Where the Axe May Fall
While the company was quiet on which specific areas are likely to see layoffs, it did note key changes will include:
Refocusing of the Group’s R&D spending on IP Networking and Ultra-Broadband Access with an increased emphasis on co-development with major customers and partners, while at the same time significantly reducing spend on legacy technologies.
Alcatel-Lucent is moving away from investments in technologies like its SDH/Sonet optical networks, legacy ATM switching, 2G wireless networks and ADSL copper access, according to the company’s annual report. And although these require minimal R&D investments to support the installed base of customers, their allocations are likely to further shrink under the restructuring. IT professionals working in those areas are likely to feel the layoff bite.
Businesses Up For Sale
Alcatel-Lucent won’t say which businesses it plans to sell.

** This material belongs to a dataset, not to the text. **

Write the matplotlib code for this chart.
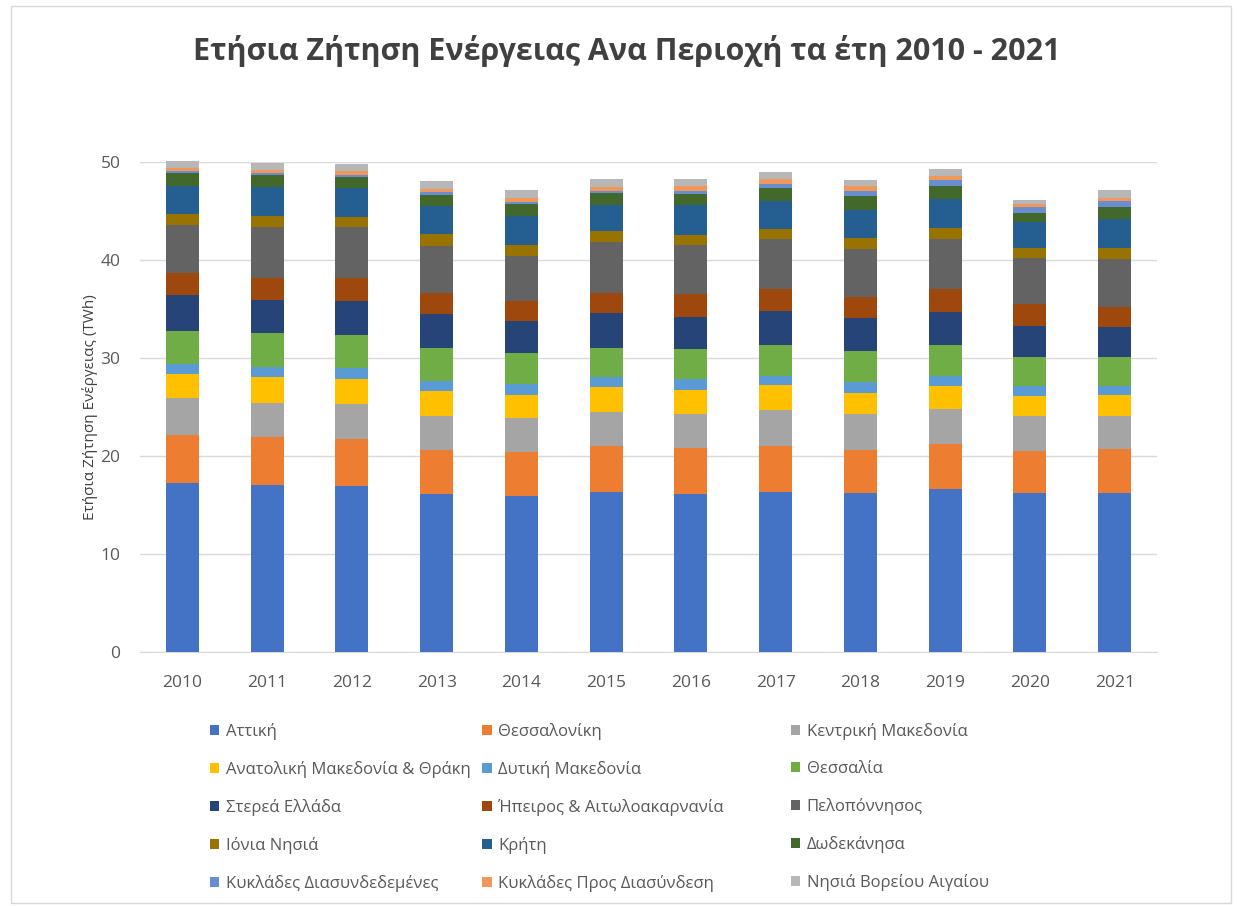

However, based on the lagging performance of the terrestrial and submarine business – which handles intercontinental telecommunications trunk lines -- in its Optics division, analysts believe it’s likely on the chopping block.
Between 2011 and 2012, the unit posted a 20.3 percent decline in revenue. “Although the company has not singled out specific divisions, we continue to believe that its Submarine optics & Enterprise business remain for sale with managed services and backhaul potentially additional disposal candidates,” Kai Korschelt, a Deutsche Bank analyst, said in a research note Wednesday.
Employees in the company’s IP networking, cloud technologies and Ultra-Broadband Access areas are likely to feel secure, given the company’s refocus on those growth areas. In a statement, CEO Michel Combes said the restructuring was an action “to position Alcatel-Lucent at the heart of the digital ecosystem, a place from which we will be able properly to capitalize on our many strengths.”